In the days of frothy asset markets, American consumers had no compunction about squandering their savings and spending beyond their incomes. Appreciation of assets — equity portfolios and, especially, homes — was widely thought to be more than sufficient to make up the difference. But with most asset bubbles bursting, America’s 77 million baby boomers are suddenly facing a savings-short retirement.
Worse, millions of homeowners used their residences as collateral to take out home equity loans. According to Federal Reserve calculations, net equity extractions from United States homes rose from about 3 percent of disposable personal income in 2000 to nearly 9 percent in 2006. This newfound source of purchasing power was a key prop to the American consumption binge.
As a result, household debt hit a record 133 percent of disposable personal income by the end of 2007 — an enormous leap from average debt loads of 90 percent just a decade earlier.
All of this begins with the artificial escalation of home values that began in the 1990s. Without those increases far outstripping inflation, consumers would not have had the equity to leverage for more spending.

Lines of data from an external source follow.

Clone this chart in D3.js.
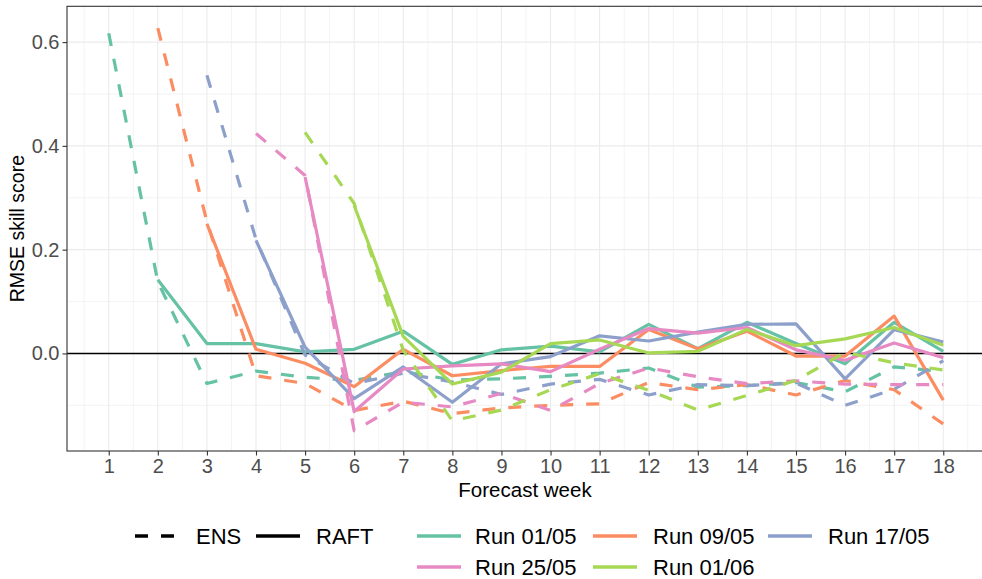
<!DOCTYPE html>
<html><head><meta charset="utf-8">
<script src="https://cdn.jsdelivr.net/npm/d3@7/dist/d3.min.js"></script>
<style>
body{margin:0;background:#fff;}
svg{display:block;font-family:"Liberation Sans",Arial,Helvetica,sans-serif;}
</style>
</head><body>
<svg id="chart" width="982" height="579"></svg>
<script>
// ---------------- data ----------------
const xTicks = d3.range(1, 19);
const yTicks = [0.0, 0.2, 0.4, 0.6];
const runNames = ["Run 01/05", "Run 09/05", "Run 17/05", "Run 25/05", "Run 01/06"];
const runColors = ["#66C2A5", "#FC8D62", "#8DA0CB", "#E78AC3", "#A6D854"];
const typeNames = ["ENS", "RAFT"];
const ensStartWeek = [1, 2, 3, 4, 5];
const raftStartWeek = [2, 3, 4, 5, 6];

const ens0105  = [0.617, 0.138, -0.058, -0.034, -0.046, -0.052, -0.035, -0.051, -0.049, -0.044, -0.038, -0.028, -0.065, -0.062, -0.056, -0.074, -0.026, -0.035];
const raft0105 = [0.142, 0.019, 0.019, 0.003, 0.008, 0.043, -0.021, 0.007, 0.014, 0.003, 0.056, 0.009, 0.060, 0.019, -0.020, 0.060, 0.004];
const ens0905  = [0.627, 0.254, -0.043, -0.058, -0.110, -0.092, -0.116, -0.105, -0.100, -0.097, -0.056, -0.070, -0.060, -0.080, -0.052, -0.070, -0.136];
const raft0905 = [0.250, 0.008, -0.019, -0.064, 0.008, -0.043, -0.033, -0.025, -0.025, 0.046, 0.009, 0.043, -0.005, -0.005, 0.072, -0.090];
const ens1705  = [0.536, 0.220, -0.003, -0.058, -0.038, -0.055, -0.079, -0.059, -0.050, -0.080, -0.060, -0.062, -0.057, -0.100, -0.069, -0.014];
const raft1705 = [0.218, 0.012, -0.087, -0.026, -0.094, -0.020, -0.006, 0.034, 0.024, 0.041, 0.056, 0.057, -0.049, 0.046, 0.022];
const ens2505  = [0.424, 0.343, -0.149, -0.094, -0.103, -0.077, -0.110, -0.058, -0.028, -0.045, -0.058, -0.053, -0.059, -0.060, -0.060];
const raft2505 = [0.340, -0.112, -0.030, -0.024, -0.020, -0.035, 0.008, 0.048, 0.039, 0.050, 0.007, -0.013, 0.020, -0.008];
const ens0106  = [0.426, 0.289, 0.006, -0.130, -0.109, -0.070, -0.039, -0.071, -0.109, -0.081, -0.052, 0.002, -0.018, -0.032];
const raft0106 = [0.285, 0.033, -0.059, -0.036, 0.019, 0.026, 0.001, 0.004, 0.046, 0.015, 0.028, 0.050, 0.016];

const ensValues = [ens0105, ens0905, ens1705, ens2505, ens0106];
const raftValues = [raft0105, raft0905, raft1705, raft2505, raft0106];

// ---------------- layout ----------------
const W = 982, H = 579;
const panel = {left: 67, top: 6.3, right: 985, bottom: 451};
const svg = d3.select("#chart");

const x = d3.scaleLinear().domain([0.15, 18.85]).range([panel.left, panel.right]);
const y = d3.scaleLinear().domain([-0.188, 0.669]).range([panel.bottom, panel.top]);

const gridColor = "#EBEBEB";
const tickColor = "#4D4D4D";

// clip path for panel
svg.append("defs").append("clipPath").attr("id", "clip")
  .append("rect").attr("x", panel.left).attr("y", panel.top)
  .attr("width", panel.right - panel.left).attr("height", panel.bottom - panel.top);

const g = svg.append("g").attr("clip-path", "url(#clip)");

// minor grid
const xMinor = d3.range(0.5, 19.0, 1);
const yMinor = [-0.1, 0.1, 0.3, 0.5];
g.selectAll(".xminor").data(xMinor).enter().append("line")
  .attr("x1", d => x(d)).attr("x2", d => x(d)).attr("y1", panel.top).attr("y2", panel.bottom)
  .attr("stroke", gridColor).attr("stroke-width", 0.6);
g.selectAll(".yminor").data(yMinor).enter().append("line")
  .attr("y1", d => y(d)).attr("y2", d => y(d)).attr("x1", panel.left).attr("x2", panel.right)
  .attr("stroke", gridColor).attr("stroke-width", 0.6);
// major grid
g.selectAll(".xmajor").data(xTicks).enter().append("line")
  .attr("x1", d => x(d)).attr("x2", d => x(d)).attr("y1", panel.top).attr("y2", panel.bottom)
  .attr("stroke", gridColor).attr("stroke-width", 1.1);
g.selectAll(".ymajor").data(yTicks).enter().append("line")
  .attr("y1", d => y(d)).attr("y2", d => y(d)).attr("x1", panel.left).attr("x2", panel.right)
  .attr("stroke", gridColor).attr("stroke-width", 1.1);

// zero line
g.append("line").attr("x1", panel.left).attr("x2", panel.right)
  .attr("y1", y(0)).attr("y2", y(0)).attr("stroke", "#000").attr("stroke-width", 1.6);

// series
const line = d3.line().x(d => x(d.w)).y(d => y(d.v)).curve(d3.curveLinear);
const series = [];
runNames.forEach((name, i) => {
  series.push({run: i, type: "ENS", pts: ensValues[i].map((v, k) => ({w: ensStartWeek[i] + k, v}))});
  series.push({run: i, type: "RAFT", pts: raftValues[i].map((v, k) => ({w: raftStartWeek[i] + k, v}))});
});
const dash = "13,13";
g.selectAll(".series").data(series).enter().append("path")
  .attr("d", d => line(d.pts))
  .attr("fill", "none")
  .attr("stroke", d => runColors[d.run])
  .attr("stroke-width", 3.2)
  .attr("stroke-linejoin", "round")
  .attr("stroke-dasharray", d => d.type === "ENS" ? dash : null);

// panel border
svg.append("rect").attr("x", panel.left).attr("y", panel.top)
  .attr("width", panel.right - panel.left).attr("height", panel.bottom - panel.top)
  .attr("fill", "none").attr("stroke", "#333333").attr("stroke-width", 1.1);

// axes
const xAxis = d3.axisBottom(x).tickValues(xTicks).tickFormat(d3.format("d")).tickSize(4.5).tickPadding(3);
const xg = svg.append("g").attr("transform", `translate(0,${panel.bottom})`).call(xAxis);
xg.select(".domain").remove();
xg.selectAll(".tick line").attr("stroke", "#333333").attr("stroke-width", 1.1);
xg.selectAll(".tick text").attr("fill", tickColor).attr("font-size", 20)
  .attr("font-family", "Liberation Sans, Arial, sans-serif").attr("dy", "0.71em");

const yAxis = d3.axisLeft(y).tickValues(yTicks).tickFormat(d3.format(".1f")).tickSize(4.5).tickPadding(3);
const yg = svg.append("g").attr("transform", `translate(${panel.left},0)`).call(yAxis);
yg.select(".domain").remove();
yg.selectAll(".tick line").attr("stroke", "#333333").attr("stroke-width", 1.1);
yg.selectAll(".tick text").attr("fill", tickColor).attr("font-size", 20)
  .attr("font-family", "Liberation Sans, Arial, sans-serif");

// axis titles
svg.append("text").attr("x", (panel.left + panel.right) / 2 - 1).attr("y", 497)
  .attr("text-anchor", "middle").attr("font-size", 20.5).attr("fill", "#000")
  .text("Forecast week");
svg.append("text").attr("transform", `translate(24,${(panel.top + panel.bottom) / 2}) rotate(-90)`)
  .attr("text-anchor", "middle").attr("font-size", 19.5).attr("fill", "#000")
  .text("RMSE skill score");

// ---------------- legend ----------------
const legendFont = 22;
const row1 = 536, row2 = 567;
const keyW = 44;
// linetype legend
const ltPos = [{k: 135, t: 196}, {k: 256, t: 316}];
typeNames.forEach((t, i) => {
  const p = ltPos[i];
  svg.append("line").attr("x1", p.k).attr("x2", p.k + keyW).attr("y1", row1).attr("y2", row1)
    .attr("stroke", "#000").attr("stroke-width", 3.4)
    .attr("stroke-dasharray", t === "ENS" ? dash : null);
  svg.append("text").attr("x", p.t).attr("y", row1).attr("dy", "0.36em")
    .attr("font-size", legendFont).attr("fill", "#000").text(t);
});
// colour legend (3 columns, 2 rows)
const colKey = [417, 593, 768];
const colText = [475, 653, 828];
runNames.forEach((name, i) => {
  const c = i % 3, r = Math.floor(i / 3);
  const yy = r === 0 ? row1 : row2;
  svg.append("line").attr("x1", colKey[c]).attr("x2", colKey[c] + keyW).attr("y1", yy).attr("y2", yy)
    .attr("stroke", runColors[i]).attr("stroke-width", 3.6);
  svg.append("text").attr("x", colText[c]).attr("y", yy).attr("dy", "0.36em")
    .attr("font-size", legendFont).attr("fill", "#000").text(name);
});
</script>
</body></html>
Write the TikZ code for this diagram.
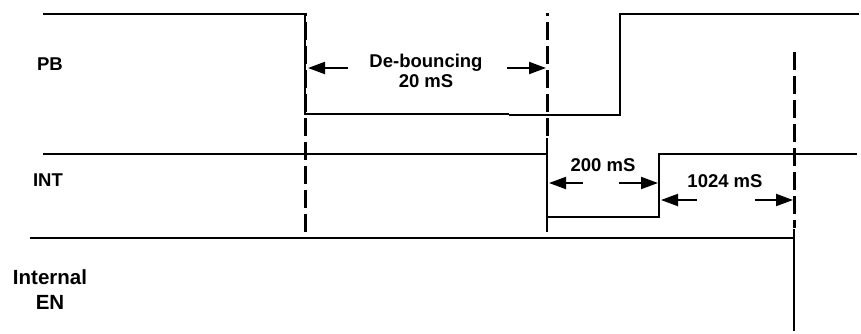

They would not have created a demand for even more debt, which fed on itself in a vicious cycle as government policies created profit on almost any kind of mortgage for short-term lenders.
The entire precipice was built on sand, and it’s now turning into quicksand. For some, the lesson will come too late. For the rest of us, it’s a lesson we need to learn for good. Many of us have heard the advice our parents and grandparents learned in hard economic times: Don’t spend beyond your means. Many in the previous couple of generations had a well-deserved skepticism about credit, and they’ve been proven right yet again.
While we’re at it, Congress could use an instruction or two in income-based spending, rather than asset-based spending. We’ve been mortgaging the next several generations in order to pay for our own pet programs for the last several decades. Maybe it’s time to stop doing that as well.